Canada’s labour market strength continues
March 6, 2020 | 2-minute read
Focus Areas—Canadian Economics
The Conference Board of Canada’s Senior Economist Cory Renner offers the following insights on today's Labour Force Survey (LFS):
“This month’s labour force survey was a piece of good news at a time Canadians desperately needed it. Despite the impact of rail blockades, the coronavirus and sluggish economic growth, Canada’s labour market kept humming along. February saw everything we’d like in a report: strong job growth, an expanding labour force and solid wage growth. While the full effects of the coronavirus may still be ahead of us, lower interest rates combined with a healthy labour market means household spending could help Canada’s economy weather the storm.”
- Employment rose by 30,300 in February. The increase was led by 37,600 new full-time jobs. Part-time employment fell by 7,300.
- This month’s increase marks the third consecutive month where jobs rose by more than 27,000 – a clear sign Canada’s labour market continues to be strong.
- February’s job gains were strongest in Quebec (+20,000), Alberta (+11,400) and Nova Scotia (+3,700). Meanwhile, British Columbia (-6,500) and Ontario (-3,200) were the only provinces to lose jobs this past month.
- By industry, job growth was strongest in wholesale and retail trade (+22,600) and manufacturing (+16,000) and other services (+7,800).
- Interestingly, employment in accommodation and food services saw its third largest monthly decline (-13,300) since 2014, an early indication that the coronavirus is having an impact on Canada’s tourism industry.
- On a more positive note, Canada’s labour force rose by 39,700 people, supported by a growing labour force over the age of 55.
- Because the labour force rose by slightly more than employment, the unemployment rate ticked up 0.1 points, to 5.6 per cent. Despite the increase, labour market conditions remain tight.
- The tight labour market is contributing to strong wage growth. Average hourly wages are up 4.1 per cent compared to last February. While it’s a small decrease from the 4.2 per cent year-over-year rise in January, it is still well above inflation.

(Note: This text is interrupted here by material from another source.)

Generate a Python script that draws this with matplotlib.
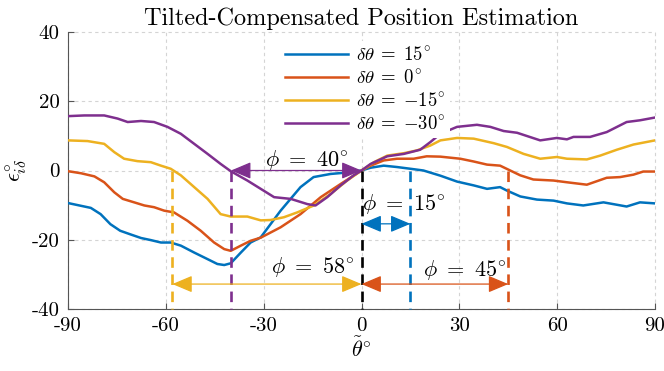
import matplotlib
matplotlib.use("Agg")
import matplotlib.pyplot as plt

plt.rcParams["font.family"] = ["cmr10", "DejaVu Sans"]
plt.rcParams["mathtext.fontset"] = "cm"
plt.rcParams["axes.unicode_minus"] = False

# --- data -----------------------------------------------------------------
x_p15 = [-90, -83, -80, -77, -74, -71, -67.6, -64.6, -61.5, -58.5, -55.4, -51.3, -47.2,
         -44.2, -42.1, -40.1, -37, -34, -30.9, -24.8, -18.7, -14.7, -9.5, -3.4, 0, 2.8,
         6.8, 10.9, 15, 19, 24.2, 29.3, 34.4, 38.5, 42.5, 44.6, 48.7, 53.8, 58.9, 63, 68,
         74.2, 81.3, 85.4, 90]
y_p15 = [-9.4, -10.8, -12.6, -15.5, -17.4, -18.4, -19.5, -20.1, -20.8, -20.8, -21.7,
         -23.7, -25.6, -27.0, -27.3, -26.8, -23.7, -20.8, -19.3, -11.6, -4.8, -1.9, -1.0,
         -0.5, 0, 0.8, 1.4, 1.0, 0.5, 0, -1.5, -3.2, -4.3, -5.3, -4.8, -5.8, -7.5, -8.4,
         -8.7, -9.5, -10.1, -9.2, -10.4, -9.2, -9.5]

x_0 = [-90, -86, -81.9, -78.9, -75.8, -73.2, -69.7, -66.6, -63.6, -60.5, -57.5, -53.4,
       -49.3, -45.2, -42.1, -40.1, -37, -34, -30.9, -24.8, -18.7, -12.5, -6.4, 0, 2.8, 6.8,
       10.9, 16, 20, 24.2, 30.3, 34.4, 38.5, 42.5, 45.6, 48.7, 52.7, 58.9, 63, 69.1, 75.2,
       79.3, 83.4, 86.4, 90]
y_0 = [-0.2, -0.8, -1.7, -3.4, -6.3, -8.2, -9.2, -10.1, -10.6, -11.6, -12.1, -14.5, -17.4,
       -20.8, -22.7, -23.2, -21.7, -20.3, -19.4, -16.4, -12.6, -7.7, -3.9, 0, 1.4, 2.9, 3.4,
       3.4, 4.1, 4.0, 3.4, 2.6, 1.7, 1.4, 0, -1.4, -2.6, -2.9, -3.4, -4.1, -2.1, -1.9, -1.2,
       -0.3, -0.3]

x_m15 = [-90, -84, -78.9, -75.8, -72.8, -68.7, -64.6, -61.5, -58.5, -55.4, -51.3, -47.2,
         -43.2, -40.1, -35, -30.9, -27.9, -23.8, -19.7, -14.6, -9.5, -4.4, 0, 3.8, 7.9, 13,
         17, 21.1, 24.2, 29.3, 34.4, 40.5, 44.6, 49.7, 54.8, 59.9, 63, 69.1, 73.2, 78.3,
         83.4, 90]
y_m15 = [8.7, 8.5, 7.7, 5.3, 3.4, 2.7, 2.4, 1.4, 0.5, -1.4, -4.8, -8.2, -12.6, -13.3,
         -13.3, -14.4, -14.3, -13.5, -12.1, -10.1, -6.8, -2.9, 0, 2.4, 4.3, 5.0, 5.8, 7.2,
         8.7, 9.4, 9.2, 7.9, 6.8, 4.8, 3.4, 3.9, 3.4, 3.2, 4.3, 6.0, 7.5, 8.7]

x_m30 = [-90, -85, -78.9, -74.8, -71.7, -67.6, -63.6, -59.5, -55.4, -51.3, -47.2, -43.2,
         -40.1, -35, -30.9, -26.8, -21.7, -16.6, -14.1, -10.5, -6.4, -2.4, 0, 2.8, 7.9, 13,
         18, 21.1, 24.2, 29.3, 35.4, 39.5, 43.6, 47.7, 54.8, 59.9, 63, 65, 70.1, 75.2, 81.3,
         85.4, 90]
y_m30 = [15.7, 15.9, 15.9, 15.0, 14.0, 14.3, 14.0, 12.6, 10.6, 7.7, 4.8, 1.9, -0.2, -2.9,
         -5.3, -7.7, -8.2, -9.7, -10.1, -7.7, -4.3, -1.4, 0, 1.9, 4.1, 4.8, 6.0, 8.2, 10.6,
         12.6, 13.2, 12.6, 11.4, 10.9, 8.7, 9.4, 9.0, 9.7, 9.7, 11.1, 14.0, 14.5, 15.3]

tilt_values = [15, 0, -15, -30]
colors = ["#0072BD", "#D95319", "#EDB120", "#7E2F8E"]

# signed angular span (phi) measured from the common crossing at 0
phi_span = [15, 45, -58, -40]
phi_arrow_y = [-15.4, -32.8, -32.8, 0.0]
phi_text_xy = [(13.0, -9.6), (31.8, -28.7), (-15.0, -27.8), (-16.6, 2.9)]

xticks = [-90, -60, -30, 0, 30, 60, 90]
yticks = [-40, -20, 0, 20, 40]


def tilt_label(v):
    sign = "{-}" if v < 0 else ""
    return r"$\delta\theta\;=\;%s%d^{\!\circ}$" % (sign, abs(v))


# --- figure -----------------------------------------------------------------
fig = plt.figure(figsize=(6.64, 3.71), dpi=100)
ax = fig.add_axes([68 / 664, 1 - 309 / 371, 587 / 664, 277 / 371])

series = [(x_p15, y_p15), (x_0, y_0), (x_m15, y_m15), (x_m30, y_m30)]
for (xs, ys), c, v in zip(series, colors, tilt_values):
    ax.plot(xs, ys, color=c, lw=1.8, label=tilt_label(v), zorder=3)

# vertical dashed markers at each span end plus the reference at 0
ax.plot([0, 0], [0, -40], color="black", lw=1.9, ls=(0, (4, 2.5)), zorder=4,
        clip_on=False)
for span, c in zip(phi_span, colors):
    ax.plot([span, span], [0, -40], color=c, lw=1.9, ls=(0, (4, 2.5)), zorder=4,
            clip_on=False)

# double-headed span arrows with their labels
for span, y, (tx, ty), c in zip(phi_span, phi_arrow_y, phi_text_xy, colors):
    ax.annotate("", xy=(span, y), xytext=(0, y),
                arrowprops=dict(arrowstyle="<|-|>,head_length=0.95,head_width=0.4",
                                color=c, lw=0.9, shrinkA=0, shrinkB=0,
                                mutation_scale=13),
                zorder=5)
    ax.text(tx, ty, r"$\phi\ =\ %d^{\!\circ}$" % abs(span), fontsize=16,
            ha="center", va="center", zorder=6)

ax.set_xlim(-90, 90)
ax.set_ylim(-40, 40)
ax.set_xticks(xticks)
ax.set_xticklabels([str(v) for v in xticks])
ax.set_yticks(yticks)
ax.set_yticklabels([str(v) for v in yticks])

ax.grid(True, ls=(0, (3, 3)), color="#d4d4d4", lw=0.8)
for gl in ax.get_xgridlines() + ax.get_ygridlines():
    gl.set_clip_on(False)
ax.set_axisbelow(True)

for side in ("top", "right"):
    ax.spines[side].set_visible(False)
for side in ("left", "bottom"):
    ax.spines[side].set_color("#555555")
    ax.spines[side].set_linewidth(0.8)
ax.tick_params(direction="in", length=4, width=0.8, color="#555555",
               labelsize=15, pad=6)

ax.set_title("Tilted-Compensated Position Estimation", fontsize=17.5, pad=5)
ax.set_xlabel(r"$\tilde{\theta}^{\!\circ}$", fontsize=16, labelpad=1)
ax.set_ylabel(r"$\epsilon^{\circ}_{i\delta}$", fontsize=16, labelpad=2)

leg = ax.legend(loc="upper left", bbox_to_anchor=(0.345, 1.0), fontsize=13.5,
                frameon=True, edgecolor="none", facecolor="white", framealpha=1,
                handlelength=3.4, handletextpad=0.4, labelspacing=0.27,
                borderpad=0.25)
leg.set_zorder(7)

fig.savefig("out.png", dpi=100)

- Overall, this month’s labour force survey provides good news at a time when many other indicators suggest economic growth is weakening. In particular, this report showed solid job growth, strong labour force growth and a robust increase in wages. While the economic risks are plentiful across Canada’s economy, it seems that Canadians can take comfort in a strong labour market.
- It’s worth noting that this month’s survey was conducted before concerns over the coronavirus hit their peak. As a result, next month’s survey will give a better indication of the virus’ impacts on Canada’s labour market.